4th May 2025

Rejoicing in God's New Creation...
Walking around the Kent coast and countryside during my holiday last week, the new life of spring was very clearly visible. The blues of the sky (sometimes!) and sea. The different shades of green leaves, plants and grasses. The sound of birds singing. Our celebration of Christ's resurrection at Easter seems to be mirrored, in the northern hemisphere at least, by new life springing up all around us.
During the same week, I visited an exhibition at the Turner Contemporary Gallery in Margate, entitled Resistance. In a series of photographs spanning over 100 years, we see the history of protest in the UK - suffragettes, the Jarrow marches, protests against racism in New Cross and Brixton, Greenham Common, Stop the War... One thing that struck me is how often protest is so often linked with celebration. Amidst very real injustice and pain, people danced, sang, ate together.
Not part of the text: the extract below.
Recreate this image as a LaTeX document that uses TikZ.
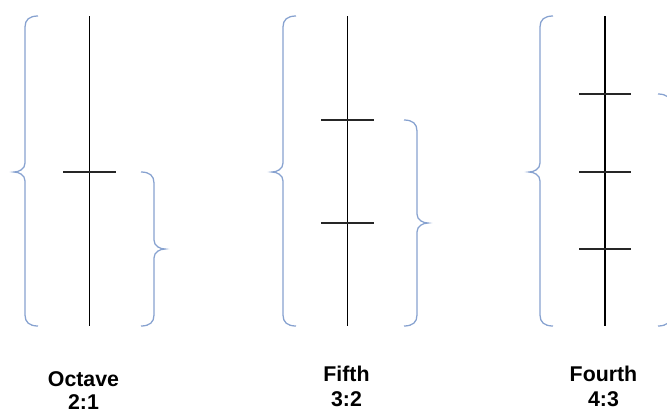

In raising Jesus from the dead, God is both doing something completely new in the world and continuing his plan from the very beginning, to love the humans he has made and for them to love and trust him in return. In raising Jesus from the dead, God is proving beyond doubt that by his death on the cross, Jesus has comprehensively defeated the evils that invaded the old creation - aggression and violence, injustice and cruelty, arrogance, pride, envy - in order to bring into being God's reign of justice, mercy and peace.
And yet, despite the beauty of springtime, aggression and violence, injustice and cruelty, arrogance, pride, envy seem to continue to flourish in the world. We only have to turn on the news to find them. God's new creation has been inaugurated, but it is not yet fully here. We live in the overlap between the old and the new - when the ending is guaranteed, but when and how it will unfold is still uncertain.
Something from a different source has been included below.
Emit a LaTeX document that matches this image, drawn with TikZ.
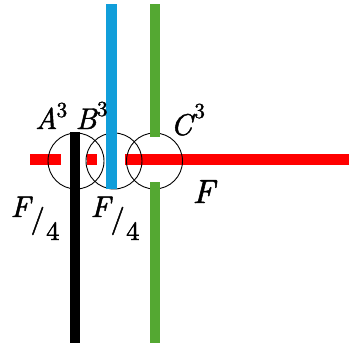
\documentclass[tikz,border=0pt]{standalone}
\usepackage{fontspec}
\newfontface\labit{lmroman10-italic.otf}[FakeBold=1.5]
\newfontface\labup{lmroman10-regular.otf}[FakeBold=1.5]
\definecolor{myblue}{RGB}{17,158,218}
\definecolor{mygreen}{RGB}{84,168,50}
\newcommand\mypow[2]{\kern#1pt\raisebox{#2pt}{\labup\fontsize{21.5}{26}\selectfont 3}}
\begin{document}
\begin{tikzpicture}[x=1pt,y=-1pt,
  bar/.style={line width=10.5pt},
  ring/.style={draw=black,line width=0.9pt},
  lab/.style={inner sep=0pt,anchor=base west,font=\labit\fontsize{30}{36}\selectfont},
  bigf/.style={inner sep=0pt,anchor=base west,font=\labit\fontsize{33.5}{40}\selectfont},
  slash/.style={inner sep=0pt,anchor=base west,font=\labup\fontsize{28}{34}\selectfont},
  den/.style={inner sep=0pt,anchor=base west,font=\labup\fontsize{26.5}{32}\selectfont}]
\useasboundingbox (0,0) rectangle (349,343);
% red horizontal bar (three pieces)
\draw[bar,red] (30,159.5) -- (61,159.5);
\draw[bar,red] (87,159.5) -- (97,159.5);
\draw[bar,red] (125,159.5) -- (349,159.5);
% circles
\node[ring,circle,minimum size=56pt,inner sep=0pt] (ca) at (76,161) {};
\node[ring,circle,minimum size=56pt,inner sep=0pt] (cb) at (114,161) {};
\node[ring,circle,minimum size=56pt,inner sep=0pt] (cc) at (154.5,161) {};
% vertical bars
\draw[bar,black,line width=10pt] (75,132) -- (75,343);
\draw[bar,myblue] (111.5,4) -- (111.5,189);
\draw[bar,mygreen] (155,4) -- (155,137);
\draw[bar,mygreen] (155,182) -- (155,343);
% labels
\node[lab] (a) at (35,129) {A\mypow{-1}{12}};
\node[lab] (b) at (75.5,129) {B\mypow{0}{13}};
\node[lab] (c) at (170.5,135) {C\mypow{2}{17}};
\node[bigf] (f) at (192.5,203) {F};
\node[lab] (f1) at (10.5,217) {F};
\node[slash] (s1) at (30.5,228) {/};
\node[den] (n1) at (46,240) {4};
\node[lab] (f2) at (90.5,217) {F};
\node[slash] (s2) at (110.5,228) {/};
\node[den] (n2) at (126,240) {4};
\end{tikzpicture}
\end{document}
How are we to live in such a world as people of a risen King? Perhaps the mixture of protest and celebration gives us a starting place. We lament the injustice and pain of the world, and bring it to the God of Resurrection, the God of new life in prayer. And, in the midst of that, we celebrate - for the resurrection proves that injustice, cruelty, violence, suffering, pain, even death will never have the last word. We rejoice, as the introduction to the Lord's Prayer says in this season, in God's new creation... and then we pray "your kingdom come".